I hope you get the the control panel figured out. What do you think of the rest of the van? I have got a Sundance 590RS on order for a June delivery, so I would be interested on your thoughts on your van.

Richard...


----------



## Pixelpusher (Feb 26, 2007)

Steve....

Thanks for the info. Our dealer was similarly perplexed and thought there was a fault and in the end actually bypassed the fan control to make it work. He's now going to re-instate it because I think it will be fairly easy to adapt the wiring to power on the elements as well as the fan. From what I can determine there is relay control in the Ultraheat anyway.

Maybe there's an after market idea here!


Richard.....

It's all too often that forums such as these get used just for moaning but apart from this one irritation the van is really, really great.

We've run across a couple of snags that need fixing and things that again weren't obvious in the manuals - which are not very good, but then again no different from any others we've seen.

Using the Radio of all things can lead you into trouble. I read the manual and found that the Radio has a clock function on it. So I enabled that as it was in a good position to see. Within a week of no use the cab battery was flat.

Swift bypass the ignition cut off for the radio - which is fine since you want to listen to it without the engine running. However, the clock function leaves the radio permanently on - cab battery flat! Why didn't swift wire the radio to the leisure battery? At least if that's flat the engine will re-charge it or when on Mains Electric it will also get charged - but the Mains Electric feed can't charge the cab battery! Another missed opportunity

Snags - nothing much :-

Rubber seal around rear door keeps coming out of the channel. Not helped by the large round headed screws that fix the striker plate to the body.
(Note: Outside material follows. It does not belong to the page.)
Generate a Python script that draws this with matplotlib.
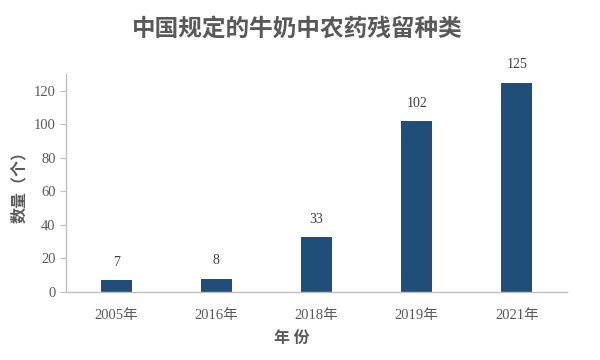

They distort the seal.

One burner on the hob wont stay alight.

Glass cover over hob doesn't seat down very well and one of the magnets has now come off.

I'm sure you'll enjoy your vehicle very much, like we do.

Colin


----------



## kennyo (Mar 22, 2006)

Hello Pixelpusher

I pick my bessacarr 765s next friday but it looks like i should have picked the manual up last friday. Thanks for the information on the controls i will get the dealer to go through this a few times with me keep on reporting as i have my note book at the ready


----------



## Pixelpusher (Feb 26, 2007)

You can download the manuals from the link below and get some questions prepared ahead of time.
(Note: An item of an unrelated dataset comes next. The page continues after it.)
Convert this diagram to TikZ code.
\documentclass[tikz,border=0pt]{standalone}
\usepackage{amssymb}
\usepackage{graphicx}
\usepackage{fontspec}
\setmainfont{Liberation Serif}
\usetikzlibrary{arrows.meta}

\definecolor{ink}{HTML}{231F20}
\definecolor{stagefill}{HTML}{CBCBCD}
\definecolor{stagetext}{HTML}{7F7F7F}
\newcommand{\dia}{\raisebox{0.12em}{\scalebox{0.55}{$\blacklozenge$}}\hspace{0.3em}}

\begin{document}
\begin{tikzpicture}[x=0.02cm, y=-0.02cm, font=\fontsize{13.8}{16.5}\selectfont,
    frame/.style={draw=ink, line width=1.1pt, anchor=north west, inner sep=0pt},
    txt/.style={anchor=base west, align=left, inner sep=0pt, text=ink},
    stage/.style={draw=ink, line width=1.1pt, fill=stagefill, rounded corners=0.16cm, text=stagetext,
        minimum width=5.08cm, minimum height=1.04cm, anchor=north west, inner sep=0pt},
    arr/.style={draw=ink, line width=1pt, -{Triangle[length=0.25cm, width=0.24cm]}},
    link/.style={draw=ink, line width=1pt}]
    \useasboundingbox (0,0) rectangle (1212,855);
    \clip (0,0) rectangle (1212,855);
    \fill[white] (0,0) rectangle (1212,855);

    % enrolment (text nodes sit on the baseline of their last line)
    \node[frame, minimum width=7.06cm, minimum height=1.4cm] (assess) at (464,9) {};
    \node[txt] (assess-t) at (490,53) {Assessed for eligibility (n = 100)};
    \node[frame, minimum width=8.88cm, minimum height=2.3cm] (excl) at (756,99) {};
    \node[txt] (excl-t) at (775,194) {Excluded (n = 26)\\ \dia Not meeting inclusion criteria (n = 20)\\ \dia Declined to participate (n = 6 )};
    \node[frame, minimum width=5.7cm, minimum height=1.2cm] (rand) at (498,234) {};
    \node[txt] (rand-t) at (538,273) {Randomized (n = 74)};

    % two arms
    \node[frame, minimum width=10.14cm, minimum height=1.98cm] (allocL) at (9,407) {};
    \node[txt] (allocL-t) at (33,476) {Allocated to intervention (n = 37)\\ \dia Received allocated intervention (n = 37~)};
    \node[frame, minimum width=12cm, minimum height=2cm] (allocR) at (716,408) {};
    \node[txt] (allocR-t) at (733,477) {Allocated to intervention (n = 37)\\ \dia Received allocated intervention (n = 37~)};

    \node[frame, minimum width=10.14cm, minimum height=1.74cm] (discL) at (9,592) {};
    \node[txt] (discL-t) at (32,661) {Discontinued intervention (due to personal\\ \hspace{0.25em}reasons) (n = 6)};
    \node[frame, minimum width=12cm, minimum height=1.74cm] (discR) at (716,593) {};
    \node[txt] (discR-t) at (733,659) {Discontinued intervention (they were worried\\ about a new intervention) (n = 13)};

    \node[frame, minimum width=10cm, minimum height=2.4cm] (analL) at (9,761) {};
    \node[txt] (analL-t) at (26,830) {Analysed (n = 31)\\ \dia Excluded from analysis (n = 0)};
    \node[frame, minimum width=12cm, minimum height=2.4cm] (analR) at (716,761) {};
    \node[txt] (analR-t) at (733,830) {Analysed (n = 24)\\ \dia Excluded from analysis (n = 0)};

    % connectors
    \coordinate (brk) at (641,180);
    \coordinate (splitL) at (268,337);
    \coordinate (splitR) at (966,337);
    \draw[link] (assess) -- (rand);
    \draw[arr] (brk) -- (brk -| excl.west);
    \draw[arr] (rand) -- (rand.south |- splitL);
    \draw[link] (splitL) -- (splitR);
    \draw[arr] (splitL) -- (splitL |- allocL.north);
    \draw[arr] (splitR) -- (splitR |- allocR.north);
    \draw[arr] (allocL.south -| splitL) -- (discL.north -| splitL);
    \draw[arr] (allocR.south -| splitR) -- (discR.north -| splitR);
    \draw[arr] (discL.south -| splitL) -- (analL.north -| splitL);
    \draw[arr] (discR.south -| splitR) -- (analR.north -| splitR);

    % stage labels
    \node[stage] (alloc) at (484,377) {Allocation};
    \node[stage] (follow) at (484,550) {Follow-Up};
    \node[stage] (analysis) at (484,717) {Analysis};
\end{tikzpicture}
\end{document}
http://www.swiftleisure.co.uk/Motorhomes

Colin


----------



## kennyo (Mar 22, 2006)

Cheers Colin


----------



## RichardnGill (Aug 31, 2006)

Thanks as well, I am just off to down load one now.

Richard...


----------



## 2kias (Sep 18, 2006)

Depending what model unit you have, I think Truma actually do a time switch for their unit. Have look on their website.

We also find the controls in our van confusing. There is a time switch on the main panel which we thought would be for the heating system. We set it up to go off at 10:30 pm only to find the whole van's power system switched off and we were plunged into the gloom. Waste of time.
The heating controls are so difficult to understand we have had to copy the relevant details and stick them on the wall above the switches. 
Why do they have to be so complicated???


----------



## Pixelpusher (Feb 26, 2007)

I don't find the controls confusing but the manuals in general are not very clear. They consist mostly of information cut and pasted from the literature of the various manufacturers who's first language is not usually English.
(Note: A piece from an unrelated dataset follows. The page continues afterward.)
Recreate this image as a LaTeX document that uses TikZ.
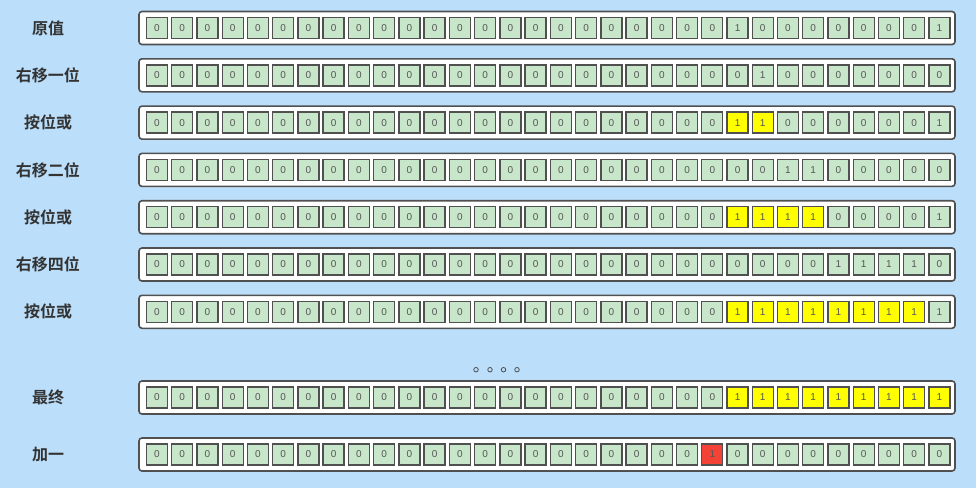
\documentclass[tikz,border=0pt]{standalone}
\usepackage{fontspec}
\setmainfont{Liberation Sans}
\newfontfamily\cjkb[BoldFont={Noto Sans CJK SC Bold}]{Noto Sans CJK SC}
\definecolor{bgblue}{HTML}{BBDEFA}
\definecolor{cellgreen}{HTML}{C8E6C9}
\definecolor{cellyellow}{HTML}{FFFF00}
\definecolor{cellred}{HTML}{F44336}
\definecolor{edgegray}{HTML}{505050}
\definecolor{labelgray}{HTML}{333333}
\definecolor{digitgray}{HTML}{555555}
\tikzset{
  rowlabel/.style={font=\cjkb\bfseries\fontsize{16}{18}\selectfont, text=labelgray, inner sep=0pt},
  rowframe/.style={draw=edgegray, line width=1.6pt, fill=white, rounded corners=3pt,
                   minimum width=816pt, minimum height=33pt, inner sep=0pt},
  bitcell/.style={draw=edgegray, line width=1.4pt, minimum size=21pt, inner sep=0pt,
                  font=\fontsize{10}{12}\selectfont, text=digitgray},
  cz/.style={fill=cellgreen, node contents=0},
  co/.style={fill=cellgreen, node contents=1},
  cy/.style={fill=cellyellow, node contents=1},
  cr/.style={fill=cellred, node contents=1},
  dotmark/.style={circle, draw=edgegray, line width=0.8pt, fill=bgblue, minimum size=4.5pt, inner sep=0pt},
}
\newcommand\mybitrow[4]{%
  \node[rowlabel] (#1lab) at (48,#2) {#3};
  \node[rowframe] (#1frame) at (547,#2) {};
  \foreach \c [count=\i from 0] in {#4} {
    \node[bitcell, name=#1cell\i, at={({157+25.24*\i},#2)}, c\c];
  }
}
\begin{document}
\begin{tikzpicture}[x=1pt,y=-1pt]
\useasboundingbox[fill=bgblue] (0,0) rectangle (976,488);
\mybitrow{ra}{28}{原值}{z,z,z,z,z,z,z,z,z,z,z,z,z,z,z,z,z,z,z,z,z,z,z,o,z,z,z,z,z,z,z,o}
\mybitrow{rb}{75.3}{右移一位}{z,z,z,z,z,z,z,z,z,z,z,z,z,z,z,z,z,z,z,z,z,z,z,z,o,z,z,z,z,z,z,z}
\mybitrow{rc}{122.6}{按位或}{z,z,z,z,z,z,z,z,z,z,z,z,z,z,z,z,z,z,z,z,z,z,z,y,y,z,z,z,z,z,z,o}
\mybitrow{rd}{169.9}{右移二位}{z,z,z,z,z,z,z,z,z,z,z,z,z,z,z,z,z,z,z,z,z,z,z,z,z,o,o,z,z,z,z,z}
\mybitrow{re}{217.2}{按位或}{z,z,z,z,z,z,z,z,z,z,z,z,z,z,z,z,z,z,z,z,z,z,z,y,y,y,y,z,z,z,z,o}
\mybitrow{rf}{264.5}{右移四位}{z,z,z,z,z,z,z,z,z,z,z,z,z,z,z,z,z,z,z,z,z,z,z,z,z,z,z,o,o,o,o,z}
\mybitrow{rg}{311.8}{按位或}{z,z,z,z,z,z,z,z,z,z,z,z,z,z,z,z,z,z,z,z,z,z,z,y,y,y,y,y,y,y,y,o}
\mybitrow{rh}{397.5}{最终}{z,z,z,z,z,z,z,z,z,z,z,z,z,z,z,z,z,z,z,z,z,z,z,y,y,y,y,y,y,y,y,y}
\mybitrow{ri}{454.5}{加一}{z,z,z,z,z,z,z,z,z,z,z,z,z,z,z,z,z,z,z,z,z,z,r,z,z,z,z,z,z,z,z,z}
\node[dotmark] (dota) at (476,369.7) {};
\node[dotmark] (dotb) at (490,369.7) {};
\node[dotmark] (dotc) at (503.5,369.7) {};
\node[dotmark] (dotd) at (517,369.7) {};
\end{tikzpicture}
\end{document}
One problems is to actually establish which bits you have fitted since the manuals cover many models. The other problem is that the cut and pasted bits are not 'joined up'. 

Part of the fun I guess 

Colin


----------



## 2kias (Sep 18, 2006)

Colin
Our Autotrail manual is excellent as long as you own a different model from the one we have. Makes mention of things we don't have and doesn't mention some the things we do.
As you say, makes life interesting if not a little annoying when you spend a small fortune on something.
Our small car which cost a tenth of the motor home has an excellent manual.


----------



## kennyo (Mar 22, 2006)

Hi Pixelpusher 

picked up my new baby and you where right about the heating controls even when i told the dealers this and set it numerous times they still said it works so i give up in the end. It works fine manually so we are not to worried. 

Good to know before hand though of any trouble


----------



## Grizzly (May 9, 2005)

Kennyo..if your Bessacar has the same space and water heater as our new one ( Truma 6002EH) then it should work on electricity, gas or both for both hot water and space heating. The timer controls should allow you to turn the heating and water on to timed and to set the times as you wish. The heater should work on gas without any water in the system.

Ours does all of these things.

It is not intuitive however and one oddity which a call to Swift sorted for us, is that you need to set the 2 knobs to the left of the control panel to show flames ) and the control panel need to have the light showing against the 2 bottom left hand symbols. We thought this meant that the water would get hot- and there not being any water in the system this would be dangerous. It does not however !

G


----------



## Grizzly (May 9, 2005)

Here is a picture of it.

If you have the manual then the 2 left hand side knobs are set to positions 
E and M


----------



## kennyo (Mar 22, 2006)

Cheers G

Will try tomorrow looks like i might have been on the wrong setting on the manual side.


----------